Take the role of a historical figure below and find evidence to argue your case.

  1. Jay Near and Howard Guilford, publishers of 'The Saturday Press'
    Jay Near and Howard Guilford printed a notice on the front page of the Nov. 19, 1927, issue urging defiance of the attempt by Minneapolis city officials to censor the paper.
    Courtesy Library of Congress, Prints & Photographs Division/Star Tribune and Minnesota Historical Society

    Jay Near and Howard Guilford, publishers of 'The Saturday Press'

    We should be free to publish whatever we want in our newspaper, even if it offends those in power.

    "Our hour of ‘passive resistance’ has passed. Display Saturday Press exactly as you do other papers or magazines in your place of business. If you are molested in their sale by the police, refuse to remove them. ... We will furnish the legal talent necessary for a ‘show down’ in the courts."

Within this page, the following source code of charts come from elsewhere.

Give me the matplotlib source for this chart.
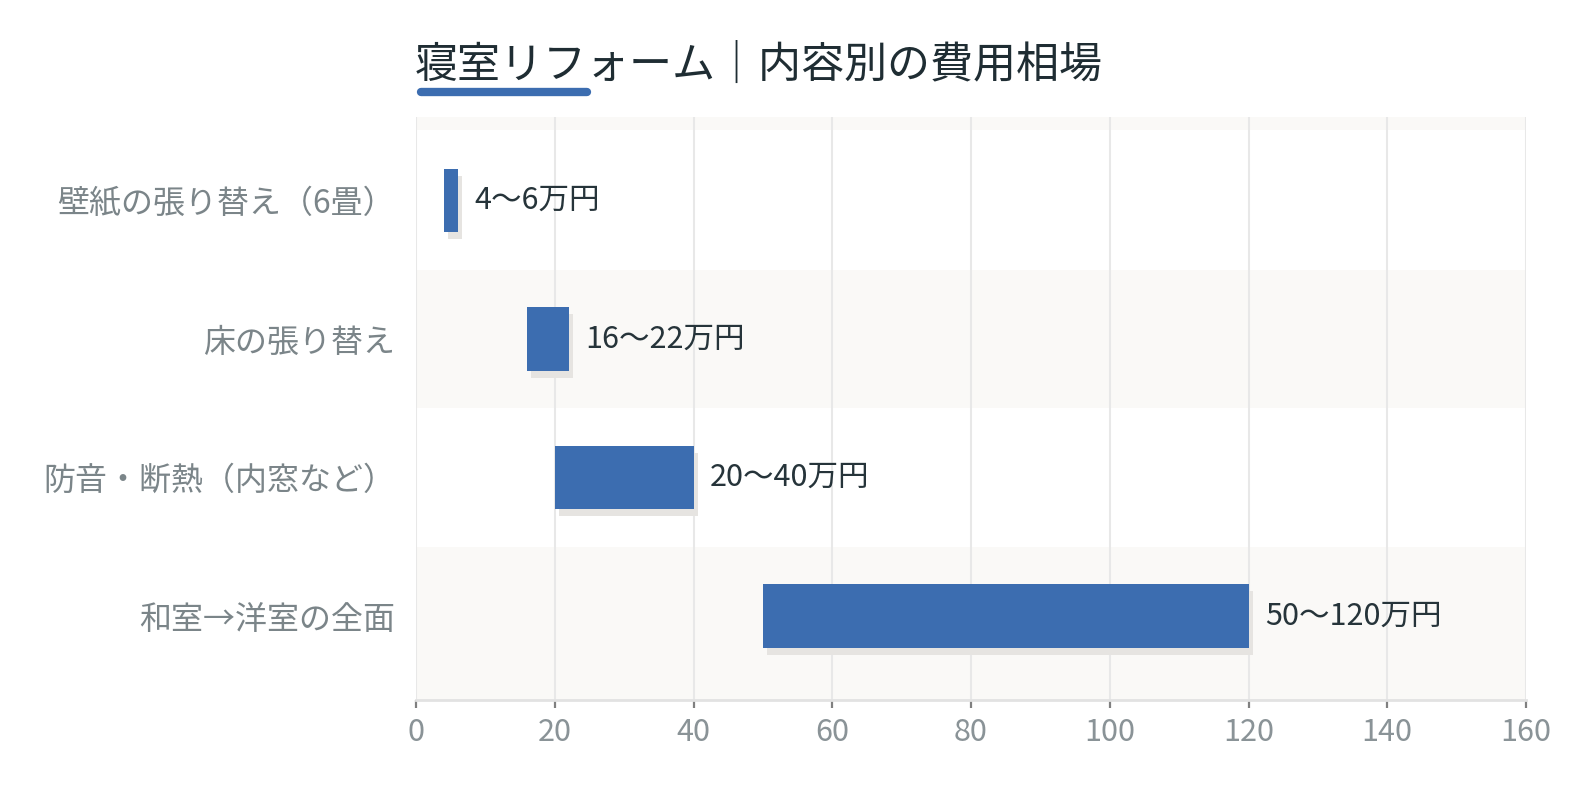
import matplotlib
matplotlib.use("Agg")
import matplotlib.pyplot as plt
import matplotlib.transforms as mtransforms
from matplotlib.lines import Line2D

plt.rcParams['font.family'] = ['Noto Sans CJK JP', 'DejaVu Sans']

categories = ["壁紙の張り替え（6畳）", "床の張り替え", "防音・断熱（内窓など）", "和室→洋室の全面"]
low = [4, 16, 20, 50]
high = [6, 22, 40, 120]
value_labels = ["4〜6万円", "16〜22万円", "20〜40万円", "50〜120万円"]
xticks = [0, 20, 40, 60, 80, 100, 120, 140, 160]
title = "寝室リフォーム｜内容別の費用相場"

BAR = "#3c6db0"
SHADOW = "#e6e4e1"
BAND = "#faf9f7"
GRID = "#e8e8e8"

fig = plt.figure(figsize=(15.96, 7.89), dpi=100)
ax = fig.add_axes([416/1596, 89/789, 1110/1596, 583/789])

ytop, ybot = -0.603, 3.606
ax.set_ylim(ybot, ytop)
ax.set_xlim(0, 160)

# alternating bands
ax.axhspan(ytop, -0.51, color=BAND, zorder=0, lw=0)
ax.axhspan(0.5, 1.5, color=BAND, zorder=0, lw=0)
ax.axhspan(2.5, ybot, color=BAND, zorder=0, lw=0)

ax.set_xticks(xticks)
ax.grid(axis='x', color=GRID, lw=1.5, zorder=1)
ax.set_axisbelow(True)

ypos = list(range(len(categories)))
widths = [h - l for l, h in zip(low, high)]
shadow_tr = mtransforms.offset_copy(ax.transData, fig=fig, x=4, y=-7, units='dots')
ax.barh(ypos, widths, left=low, height=0.46, color=SHADOW, zorder=2, transform=shadow_tr)
ax.barh(ypos, widths, left=low, height=0.46, color=BAR, zorder=3)

for y, h, t in zip(ypos, high, value_labels):
    ax.annotate(t, xy=(h, y), xytext=(12, 0), textcoords='offset points',
                va='center', ha='left', fontsize=22, color="#26343a", zorder=4)

ax.set_yticks(ypos)
ax.set_yticklabels(categories, fontsize=23, color="#7b8589")
ax.tick_params(axis='y', length=0, pad=15)
ax.tick_params(axis='x', length=6, width=1.6, color="#808080", labelsize=22,
               labelcolor="#8a9397", pad=6)
ax.set_xticklabels([str(v) for v in xticks])

for s in ['top', 'right', 'left']:
    ax.spines[s].set_visible(False)
ax.spines['bottom'].set_color("#e2e2e2")
ax.spines['bottom'].set_linewidth(2)

fig.text(415/1596, 1 - 66/789, title, fontsize=31, color="#1f2d33",
         ha='left', va='center')
fig.add_artist(Line2D([421/1596, 587/1596], [1 - 92/789, 1 - 92/789],
                      transform=fig.transFigure, color=BAR, lw=6,
                      solid_capstyle='round'))

fig.savefig("out.png", dpi=100, facecolor="white")
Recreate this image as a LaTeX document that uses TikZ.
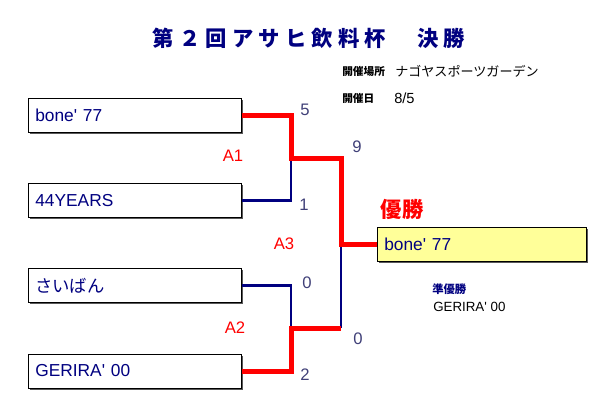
\documentclass[tikz,border=0pt]{standalone}
\usepackage{fontspec}
\setmainfont{Liberation Sans}
\newfontfamily\jp{Noto Sans CJK JP}
\newfontfamily\jptitle[LetterSpace=24]{Noto Sans CJK JP}
\usetikzlibrary{positioning,shadows}
\definecolor{navy}{RGB}{0,0,128}
\definecolor{scoreblue}{RGB}{64,64,120}
\definecolor{champyellow}{RGB}{255,255,153}

\begin{document}
\begin{tikzpicture}[x =0.75pt ,y =-0.75pt ,node distance =64pt ,on grid ,
team/.style ={ rectangle ,draw =black ,line width =0.75pt ,fill =white ,
text =navy ,font =\fontsize{13}{15}\selectfont ,inner xsep =5.5pt ,
text width =148.75pt ,minimum height =25.5pt ,align =left ,
drop shadow ={shadow xshift =1.2pt ,shadow yshift =-1.2pt ,fill =black!65 ,opacity =1}},
score/.style ={text =scoreblue ,font =\fontsize{12.5}{14}\selectfont},
match/.style ={text =red ,font =\fontsize{12.5}{14}\selectfont},
info/.style ={anchor =west ,inner sep =0pt},
win/.style ={draw =red ,line width =3.75pt},
lose/.style ={draw =navy ,line width =2pt}]
\useasboundingbox (0,0) rectangle (612,419);
\node[text =navy ,font ={\fontsize{16}{18}\selectfont\jptitle\bfseries}] (title) at (309,38) {第２回アサヒ飲料杯　決勝};
\node[info ,font ={\fontsize{8}{10}\selectfont\jp\bfseries}] (place) at (342,71) {開催場所};
\node[info ,font ={\fontsize{9.8}{11}\selectfont\jp}] (placename) at (395,71) {ナゴヤスポーツガーデン};
\node[info ,font ={\fontsize{8}{10}\selectfont\jp\bfseries}] (date) at (342,98) {開催日};
\node[info ,font =\fontsize{11}{12}\selectfont] (datevalue) at (394,98) {8/5};
\node[team] (b1) at (134.5,115) {bone\textquotesingle\ 77};
\node[team] (b2) [below =of b1] {44YEARS};
\node[team] (b3) [below =of b2] {\jp さいばん};
\node[team] (b4) [below =of b3] {GERIRA\textquotesingle\ 00};
\node[team ,fill =champyellow ,text width =145.75pt] (champ) at (481.5,244.5) {bone\textquotesingle\ 77};
\node[text =red ,font ={\fontsize{16}{18}\selectfont\jp\bfseries}] (winner) at (402,209) {優勝};
\node[info ,text =navy ,font ={\fontsize{8.5}{10}\selectfont\jp\bfseries}] (second) at (432,289) {準優勝};
\node[info ,font =\fontsize{10}{12}\selectfont] (secondname) at (433,307) {GERIRA\textquotesingle\ 00};
\coordinate (j1) at (291,158);
\coordinate (j2) at (291,328);
\coordinate (j3) at (341,244.5);
\coordinate (j4) at (341,328);
\draw[lose] (b2.east) -| (j1);
\draw[lose] (b3.east) -| (j2);
\draw[lose] (j4) -- (j3);
\draw[win] (b1.east) -| (j1) -| (j3) -- (champ.west);
\draw[win] (b4.east) -| (j2) -- (j4);
\node[score] (s1) at (305,110) {5};
\node[score] (s2) at (304,205) {1};
\node[score] (s3) at (307,283) {0};
\node[score] (s4) at (305,375) {2};
\node[score] (s5) at (357,147) {9};
\node[score] (s6) at (358,339) {0};
\node[match] (m1) at (233,156) {A1};
\node[match] (m2) at (235,328) {A2};
\node[match] (m3) at (284,244) {A3};
\end{tikzpicture}
\end{document}
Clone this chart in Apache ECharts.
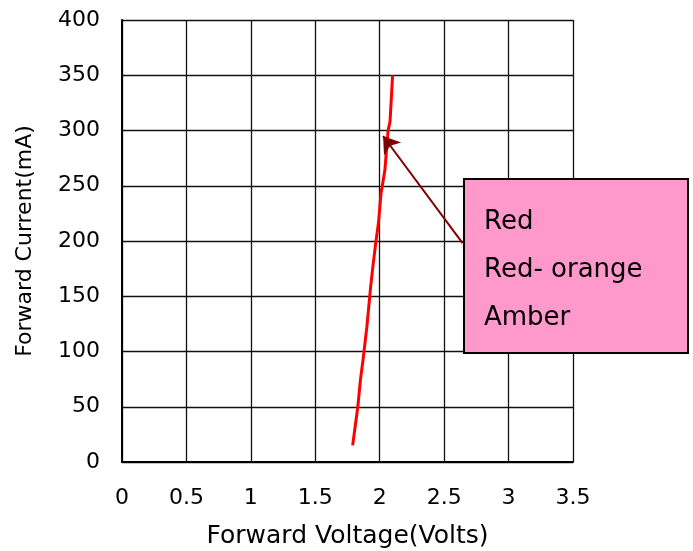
<!DOCTYPE html>
<html>
<head>
<meta charset="utf-8">
<script src="https://cdn.jsdelivr.net/npm/echarts@6/dist/echarts.min.js"></script>
<style>
html,body{margin:0;padding:0;background:#fff;}
#chart{width:693px;height:551px;}
</style>
</head>
<body>
<div id="chart"></div>
<script>
var voltage = [1.79, 1.83, 1.85, 1.87, 1.90, 1.93, 1.95, 1.97, 1.99, 2.01, 2.04, 2.065, 2.08, 2.10];
var current = [15, 50, 74, 92, 122, 159, 180, 199, 216, 243, 264, 300, 308, 350];
var legendLabels = ['Red', 'Red- orange', 'Amber'];
var arrowTail = [2.643, 198];
var arrowTip = [2.026, 295];

var chart = echarts.init(document.getElementById('chart'));
var ff = '"DejaVu Sans", "Liberation Sans", Arial, sans-serif';
var pts = voltage.map(function(v, i){ return [v, current[i]]; });

var option = {
  animation: false,
  backgroundColor: '#fff',
  grid: {left: 122, top: 20, right: 120, bottom: 89, containLabel: false, outerBoundsMode: 'none'},
  xAxis: {
    type: 'value', min: 0, max: 3.5, interval: 0.5,
    name: 'Forward Voltage(Volts)', nameLocation: 'middle', nameGap: 62,
    nameTextStyle: {fontFamily: ff, fontSize: 25, color: '#000'},
    axisLine: {show: true, lineStyle: {color: '#000', width: 2}},
    axisTick: {show: false},
    axisLabel: {fontFamily: ff, fontSize: 22, color: '#000', margin: 25},
    splitLine: {show: true, lineStyle: {color: '#111', width: 1.3}}
  },
  yAxis: {
    type: 'value', min: 0, max: 400, interval: 50,
    name: 'Forward Current(mA)', nameLocation: 'middle', nameGap: 86,
    nameTextStyle: {fontFamily: ff, fontSize: 22, color: '#000'},
    axisLine: {show: true, lineStyle: {color: '#000', width: 2}},
    axisTick: {show: false},
    axisLabel: {fontFamily: ff, fontSize: 22, color: '#000', margin: 22},
    splitLine: {show: true, lineStyle: {color: '#111', width: 1.3}}
  },
  series: [{
    type: 'line',
    data: pts,
    symbol: 'none',
    lineStyle: {color: '#ff0000', width: 3},
    z: 3,
    markLine: {
      silent: true,
      animation: false,
      lineStyle: {color: '#800000', width: 2, type: 'solid'},
      label: {show: false},
      symbolSize: 16,
      data: [[
        {coord: arrowTail, symbol: 'none'},
        {coord: arrowTip, symbol: 'arrow'}
      ]]
    }
  }],
  graphic: [
    {type: 'rect', left: 463, top: 178, shape: {width: 224, height: 174},
     style: {fill: '#ff99cc', stroke: '#000', lineWidth: 2}, z: 100},
    {type: 'rect', left: 687, top: 223, shape: {width: 2, height: 34},
     style: {fill: '#888'}, z: 99},
    {type: 'text', left: 484, top: 209, style: {text: legendLabels[0], font: '26px ' + ff, fill: '#000'}, z: 101},
    {type: 'text', left: 484, top: 257, style: {text: legendLabels[1], font: '26px ' + ff, fill: '#000'}, z: 101},
    {type: 'text', left: 484, top: 305, style: {text: legendLabels[2], font: '26px ' + ff, fill: '#000'}, z: 101}
  ]
};
chart.setOption(option);
</script>
</body>
</html>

    — A notice “To All News Dealers!” on the front page of the Nov. 19, 1927, edition of the 'Press'
  2. Robert McCormick, Publisher of the 'Chicago Tribune'
    At 6-foot-4 and weighing over 200 pounds, Robert McCormick was a physically intimidating man.
    The Associated Press

    Robert McCormick, publisher of the 'Chicago Tribune'

    Although The Saturday Press is not an example of journalism at its finest, restricting the press in this case could threaten more respectable publications, and that would not be acceptable.

    "The refusal to repeal [the "gag law"] indicates beyond all question that the enactment of the law was a deliberate attempt to strangle criticism in a way which enlightened men have rejected as unsound politically and morally for nearly 300 years."

    — Excerpt from a 'Chicago Tribune' editorial published on March 28, 1929
  3. Floyd Olson, Hennepin County (Minn.) Attorney
    Floyd Olson was a frequent target of criticism and ridicule in The Saturday Press.
    Minnesota Historical Society

    Floyd Olson, county attorney and aspiring politician

    Those of us who represent law and order have a responsibility to prevent the publication of information that slanders the people in power and could cause trouble in our communities.

    Near and Guilford can't engage in "producing, publishing, editing ... [or] giving away a malicious, scandalous, and defamatory publication known as 'The Saturday Press' ... in the State of Minnesota."

    — Excerpt from a judge's injunction against 'The Saturday Press'
  4. Minnesota Supreme Court, circa 1930
    The court wrote that the public nuisance law "is for the protection of the public welfare," and thus not a violation of the First Amendment.
    Minnesota Historical Society

    Minnesota Supreme Court; heard and ruled on the case before it went to the U.S. Supreme Court

    Freedom of the press should apply to journalists seeking to be honest and factual in their reporting; this is the only way to protect the public welfare.

    "It is the use and not the abuse of the liberty of the press that is guarded by our fundamental law. Liberty of the press and freedom of speech ... do not mean the unrestrained privilege to write and say what one pleases at all times under all circumstances."

    — Majority opinion of the Minnesota Supreme Court in the case of State Ex Rel. Olson v. Guilford

  • Who should be the arbiter of “good taste” or what’s fit to publish?
  • Is there social value to a “scandal sheet?”
  • Should publish officials be protected from accusations of wrongdoing? Why or why not?
  • Does the threat of civil unrest justify banning a publication? What if the threat turns into violence?
  • How else would you fight against corruption?